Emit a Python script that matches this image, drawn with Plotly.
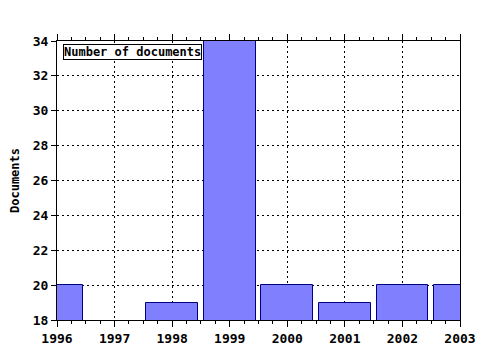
import plotly.graph_objects as go

years = [1996, 1997, 1998, 1999, 2000, 2001, 2002, 2003]
documents = [20, None, 19, 34, 20, 19, 20, 20]
y_ticks = [18, 20, 22, 24, 26, 28, 30, 32, 34]
series_name = "Number of documents"

font_family = "DejaVu Sans Mono"

fig = go.Figure()
fig.add_trace(go.Bar(
    x=years, y=documents, width=0.9,
    marker=dict(color="#8080ff", line=dict(color="#000080", width=1)),
    name=series_name, showlegend=False,
))

fig.add_annotation(
    xref="paper", yref="paper", x=0.015, y=0.99, xanchor="left", yanchor="top",
    text=series_name, showarrow=False,
    font=dict(family=font_family, size=12, color="black", weight="bold"),
    bgcolor="white", bordercolor="black", borderwidth=1, borderpad=0,
)

grid_dash = "2px,3px"

fig.update_layout(
    width=480, height=350,
    margin=dict(l=57, r=20, t=41, b=30),
    paper_bgcolor="white", plot_bgcolor="white",
    bargap=0,
    font=dict(family=font_family, size=12, color="black", weight="bold"),
    xaxis=dict(
        range=[1996, 2003], tickmode="array", tickvals=years,
        ticktext=[str(y) for y in years], automargin=False,
        showline=True, linecolor="black", linewidth=1, mirror="ticks",
        ticks="outside", ticklen=6, tickcolor="black",
        showgrid=True, gridcolor="black", griddash=grid_dash, gridwidth=1,
        minor=dict(dtick=0.25, tick0=1996, ticks="outside", ticklen=3,
                   tickcolor="black", showgrid=False),
        zeroline=False,
        tickfont=dict(family=font_family, size=13, weight="bold"),
    ),
    yaxis=dict(
        range=[18, 34], tickmode="array", tickvals=y_ticks, automargin=False,
        showline=True, linecolor="black", linewidth=1, mirror=True,
        ticks="outside", ticklen=5, tickcolor="black",
        showgrid=True, gridcolor="black", griddash=grid_dash, gridwidth=1,
        zeroline=False,
        title=dict(text="Documents", standoff=10,
                   font=dict(family=font_family, size=12, weight="bold")),
        tickfont=dict(family=font_family, size=13, weight="bold"),
    ),
)

fig.write_html("out.html")
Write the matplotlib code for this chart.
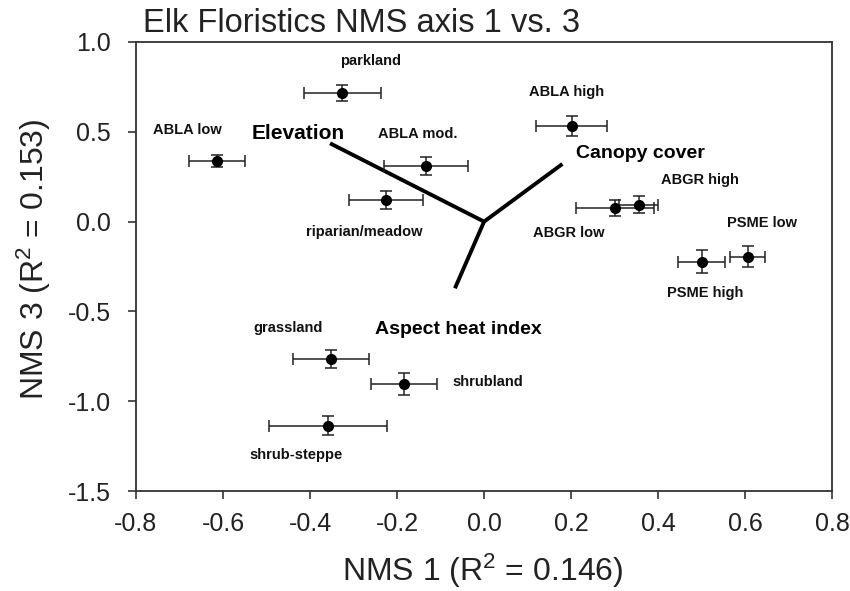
import matplotlib
matplotlib.use('Agg')
import matplotlib.pyplot as plt

plt.rcParams['mathtext.default'] = 'regular'

# group means and standard errors on NMS axes 1 and 3
groups = ['parkland', 'ABLA low', 'riparian/meadow', 'ABLA mod.', 'ABLA high',
          'ABGR low', 'ABGR high', 'PSME high', 'PSME low',
          'grassland', 'shrubland', 'shrub-steppe']
nms1 = [-0.326, -0.614, -0.226, -0.133, 0.201, 0.301, 0.355, 0.500, 0.606, -0.352, -0.185, -0.359]
nms3 = [0.718, 0.338, 0.120, 0.310, 0.532, 0.078, 0.095, -0.223, -0.195, -0.765, -0.904, -1.136]
nms1_se = [0.088, 0.064, 0.085, 0.097, 0.082, 0.090, 0.045, 0.054, 0.040, 0.087, 0.076, 0.135]
nms3_se = [0.045, 0.033, 0.050, 0.050, 0.056, 0.045, 0.045, 0.065, 0.058, 0.050, 0.062, 0.053]

# environmental vectors (biplot)
vectors = ['Elevation', 'Canopy cover', 'Aspect heat index']
vec_x = [-0.354, 0.180, -0.067]
vec_y = [0.436, 0.321, -0.371]

# label anchor positions in data units
lab_x = [-0.262, -0.683, -0.276, -0.152, 0.190, 0.194, 0.497, 0.508, 0.638, -0.450, -0.072, -0.432]
lab_y = [0.894, 0.510, -0.060, 0.490, 0.720, -0.065, 0.232, -0.400, -0.010, -0.590, -0.890, -1.300]
lab_ha = ['center'] * 10 + ['left', 'center']
vlab_x = [-0.427, 0.359, -0.060]
vlab_y = [0.490, 0.380, -0.600]
vlab_size = [15, 14, 14]

sans = ['Liberation Sans', 'DejaVu Sans']
narrow = ['Liberation Sans Narrow', 'Liberation Sans', 'DejaVu Sans']

fig = plt.figure(figsize=(8.5, 5.91), dpi=100)
ax = fig.add_axes([0.160, 0.169, 0.819, 0.760])

for sx, sy in zip(vec_x, vec_y):
    ax.plot([0, sx], [0, sy], color='black', lw=2.8, solid_capstyle='butt', zorder=2)

ax.errorbar(nms1, nms3, xerr=nms1_se, yerr=nms3_se, fmt='o', color='black',
            ecolor='#222222', elinewidth=1.1, capsize=4.5, capthick=1.1,
            markersize=7, zorder=3)

for name, x, y, ha in zip(groups, lab_x, lab_y, lab_ha):
    ax.text(x, y, name, ha=ha, va='center', fontsize=10.5, fontweight='bold',
            family=narrow, color='#111111')
for name, x, y, s in zip(vectors, vlab_x, vlab_y, vlab_size):
    ax.text(x, y, name, ha='center', va='center', fontsize=s, fontweight='bold',
            family=sans, color='black')

ax.set_xlim(-0.8, 0.8)
ax.set_ylim(-1.5, 1.0)
ax.set_xticks([-0.8, -0.6, -0.4, -0.2, 0.0, 0.2, 0.4, 0.6, 0.8])
ax.set_yticks([-1.5, -1.0, -0.5, 0.0, 0.5, 1.0])
ax.set_xticklabels(['%.1f' % v for v in ax.get_xticks()])
ax.set_yticklabels(['%.1f' % v for v in ax.get_yticks()])
ax.tick_params(direction='out', length=6, width=1.2, color='#333333',
               labelsize=18, labelcolor='#222222')
ax.tick_params(axis='x', pad=9)
ax.tick_params(axis='y', pad=12)
for lab in ax.get_xticklabels() + ax.get_yticklabels():
    lab.set_family(sans)
for sp in ax.spines.values():
    sp.set_color('#333333')
    sp.set_linewidth(1.3)

fig.text(143 / 850, 1 - 32 / 591, 'Elk Floristics NMS axis 1 vs. 3', ha='left', va='baseline',
         fontsize=23.5, family=sans, color='#222222')
fig.text(483 / 850, 1 - 571 / 591, r'NMS 1 (R$^2$ = 0.146)', ha='center', va='center',
         fontsize=23, family=sans, color='#222222')
fig.text(34 / 850, 1 - 259 / 591, r'NMS 3 (R$^2$ = 0.153)', ha='center', va='center',
         rotation=90, fontsize=23, family=sans, color='#222222')

fig.savefig('out.png', dpi=100)
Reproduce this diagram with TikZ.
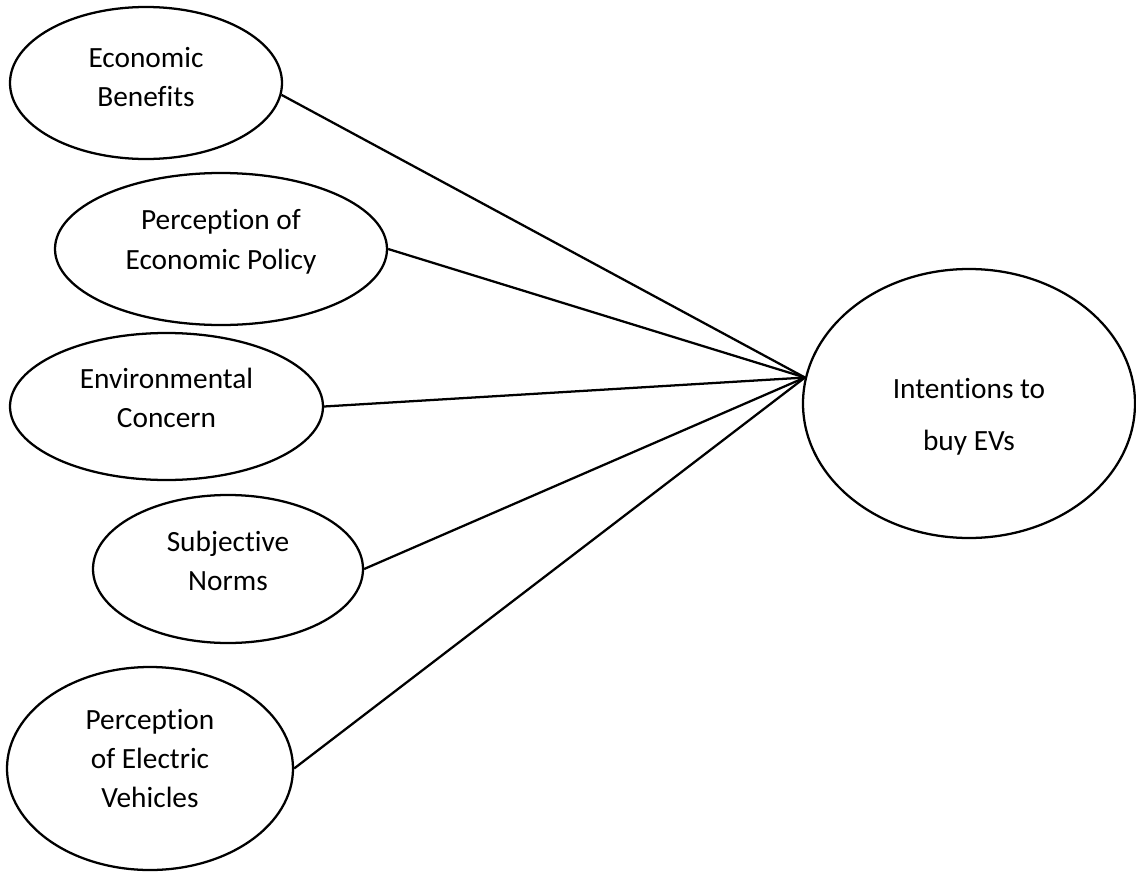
\documentclass[tikz,border=0pt]{standalone}
\usepackage{fontspec}
\setmainfont{Carlito}[Ligatures=NoCommon]
\usetikzlibrary{shapes.geometric}

\begin{document}
\begin{tikzpicture}[x=0.75pt,y=-0.75pt,
  factor/.style={ellipse,draw,line width=1.7pt,inner sep=0pt,align=center,
    font=\fontsize{22}{29.5}\selectfont},
  link/.style={line width=1.7pt}]
\useasboundingbox (0,0) rectangle (1136,882);
\draw (146,83) node[factor,minimum width=204pt,minimum height=114pt,
  text depth=9.4pt] (econBenefits) {Economic\\Benefits};
\draw (econBenefits) ++ (75,166) node[factor,minimum width=249pt,
  minimum height=114pt,text depth=14.6pt] (econPolicy)
  {Perception of\\Economic Policy};
\draw (econPolicy) ++ (-54.5,157.5) node[factor,minimum width=234.75pt,
  minimum height=110.25pt,text depth=12.8pt] (envConcern)
  {Environmental\\Concern};
\draw (envConcern) ++ (61.5,162.5) node[factor,minimum width=202.5pt,
  minimum height=111pt,text depth=12pt] (subjNorms) {Subjective\\Norms};
\draw (subjNorms) ++ (-78,199.5) node[factor,minimum width=214.5pt,
  minimum height=152.25pt,text depth=15.3pt] (percEV)
  {Perception\\of Electric\\Vehicles};
%
\draw (969,403.5) node[factor,minimum width=249pt,minimum height=201.75pt,
  font=\fontsize{22}{39}\selectfont,text height=70pt,text depth=0pt]
  (intentions) {Intentions to\\buy EVs};
%
\path[draw,link] (econBenefits.-5) -- (intentions.171);
\path[draw,link] (econPolicy.east) -- (intentions.171);
\path[draw,link] (envConcern.east) -- (intentions.171);
\path[draw,link] (subjNorms.east) -- (intentions.171);
\path[draw,link] (percEV.east) -- (intentions.171);
\end{tikzpicture}
\end{document}
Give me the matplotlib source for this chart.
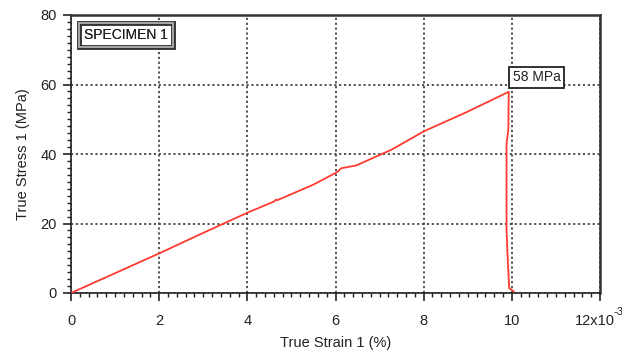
import matplotlib
matplotlib.use("Agg")
import matplotlib.pyplot as plt
from matplotlib.ticker import MultipleLocator
from matplotlib.transforms import ScaledTranslation

plt.rcParams['font.family'] = ['Liberation Sans', 'DejaVu Sans']

# True strain (x10^-3) and true stress (MPa)
strain = [0.0, 1.0, 2.0, 3.0, 4.0, 4.62, 4.65, 4.68, 5.5, 6.04, 6.13, 6.47, 7.28, 8.0, 9.0, 9.93,
          9.92, 9.88, 9.88, 9.90, 9.94, 10.04]
stress = [0.0, 5.7, 11.4, 17.3, 23.1, 26.4, 26.9, 26.7, 31.2, 34.8, 35.9, 36.7, 41.3, 46.5, 52.2, 57.9,
          47.0, 43.0, 18.3, 11.6, 1.4, 0.5]

xticks = [0, 2, 4, 6, 8, 10, 12]
xticklabels = ['0', '2', '4', '6', '8', '10', '12x10']
x_exponent = '-3'
yticks = [0, 20, 40, 60, 80]
peak_label = '58 MPa'
specimen_label = 'SPECIMEN 1'

fig = plt.figure(figsize=(6.22, 3.54), dpi=100)
ax = fig.add_axes([71/622, 1-293/354, (600-71)/622, (293-15)/354])

ax.plot(strain, stress, color='#ff3b2f', lw=1.3, zorder=3)

ax.set_xlim(0, 12)
ax.set_ylim(0, 80)
ax.set_xticks(xticks)
ax.set_xticklabels(xticklabels)
ax.set_yticks(yticks)
ax.xaxis.set_minor_locator(MultipleLocator(0.2))
ax.yaxis.set_minor_locator(MultipleLocator(2))
ax.tick_params(which='major', direction='out', length=6, width=1.2, labelsize=10.5, colors='#222222', pad=4)
ax.tick_params(axis='x', which='major', pad=9)
ax.tick_params(which='minor', direction='out', length=3, width=1.0, colors='#222222')
ax.tick_params(top=False, right=False)

# shift last tick label slightly left so exponent fits like reference
lbls = ax.get_xticklabels()
lbls[-1].set_transform(lbls[-1].get_transform() + ScaledTranslation(-5/100, 0, fig.dpi_scale_trans))
ax.text(12, 0, x_exponent,
        transform=ax.transData + ScaledTranslation(13/100, -14/100, fig.dpi_scale_trans),
        fontsize=8, color='#222222', ha='left', va='top', clip_on=False)

ax.grid(True, which='major', linestyle=(0, (1.2, 1.5)), color='#444444', lw=1.3)
for s in ['left', 'bottom']:
    ax.spines[s].set_linewidth(1.2)
    ax.spines[s].set_color('#222222')
for s in ['top', 'right']:
    ax.spines[s].set_linewidth(1.8)
    ax.spines[s].set_color('#333333')

ax.set_xlabel('True Strain 1 (%)', fontsize=10.5, color='#222222', labelpad=6)
ax.set_ylabel('True Stress 1 (MPa)', fontsize=10.5, color='#222222', labelpad=8)

# specimen box (double frame)
ax.text(0.3, 74.3, specimen_label, fontsize=10, color='#222222', va='center', ha='left', zorder=5,
        bbox=dict(boxstyle='square,pad=0.35', fc='white', ec='#333333', lw=3.5))
ax.text(0.3, 74.3, specimen_label, fontsize=10, color='#222222', va='center', ha='left', zorder=6,
        bbox=dict(boxstyle='square,pad=0.35', fc='none', ec='#bbbbbb', lw=1.2))

# peak label
ax.text(10.02, 62.1, peak_label, fontsize=10, color='#222222', va='center', ha='left', zorder=5,
        bbox=dict(boxstyle='square,pad=0.25', fc='white', ec='#222222', lw=1.3))

fig.savefig('out.png', dpi=100)
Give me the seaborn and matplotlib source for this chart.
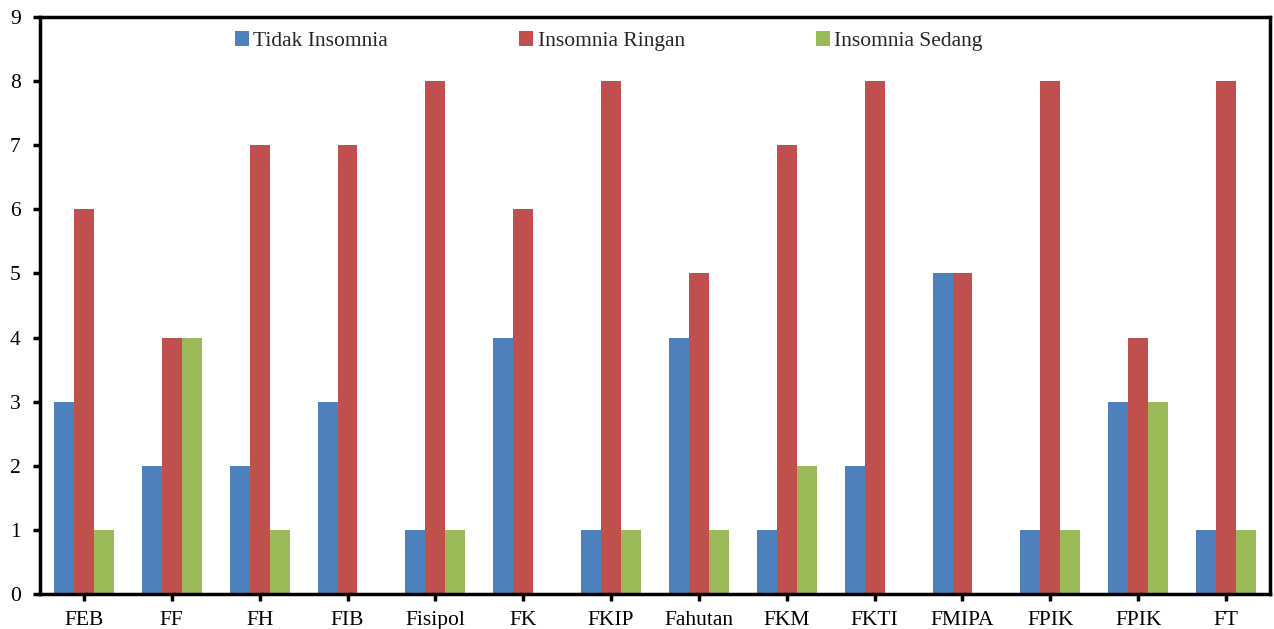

Direction:
Write out the lines beginning with the one that contains "Write the matplotlib code for this chart." and ending with the one that contains "narrow = ['Liberation", exactly as given. Leave pictures out.

Written response:
Write the matplotlib code for this chart.
import matplotlib
matplotlib.use('Agg')
import matplotlib.pyplot as plt

plt.rcParams['mathtext.default'] = 'regular'

# group means and standard errors on NMS axes 1 and 3
groups = ['parkland', 'ABLA low', 'riparian/meadow', 'ABLA mod.', 'ABLA high',
          'ABGR low', 'ABGR high', 'PSME high', 'PSME low',
          'grassland', 'shrubland', 'shrub-steppe']
nms1 = [-0.326, -0.614, -0.226, -0.133, 0.201, 0.301, 0.355, 0.500, 0.606, -0.352, -0.185, -0.359]
nms3 = [0.718, 0.338, 0.120, 0.310, 0.532, 0.078, 0.095, -0.223, -0.195, -0.765, -0.904, -1.136]
nms1_se = [0.088, 0.064, 0.085, 0.097, 0.082, 0.090, 0.045, 0.054, 0.040, 0.087, 0.076, 0.135]
nms3_se = [0.045, 0.033, 0.050, 0.050, 0.056, 0.045, 0.045, 0.065, 0.058, 0.050, 0.062, 0.053]

# environmental vectors (biplot)
vectors = ['Elevation', 'Canopy cover', 'Aspect heat index']
vec_x = [-0.354, 0.180, -0.067]
vec_y = [0.436, 0.321, -0.371]

# label anchor positions in data units
lab_x = [-0.262, -0.683, -0.276, -0.152, 0.190, 0.194, 0.497, 0.508, 0.638, -0.450, -0.072, -0.432]
lab_y = [0.894, 0.510, -0.060, 0.490, 0.720, -0.065, 0.232, -0.400, -0.010, -0.590, -0.890, -1.300]
lab_ha = ['center'] * 10 + ['left', 'center']
vlab_x = [-0.427, 0.359, -0.060]
vlab_y = [0.490, 0.380, -0.600]
vlab_size = [15, 14, 14]

sans = ['Liberation Sans', 'DejaVu Sans']
narrow = ['Liberation Sans Narrow', 'Liberation Sans', 'DejaVu Sans']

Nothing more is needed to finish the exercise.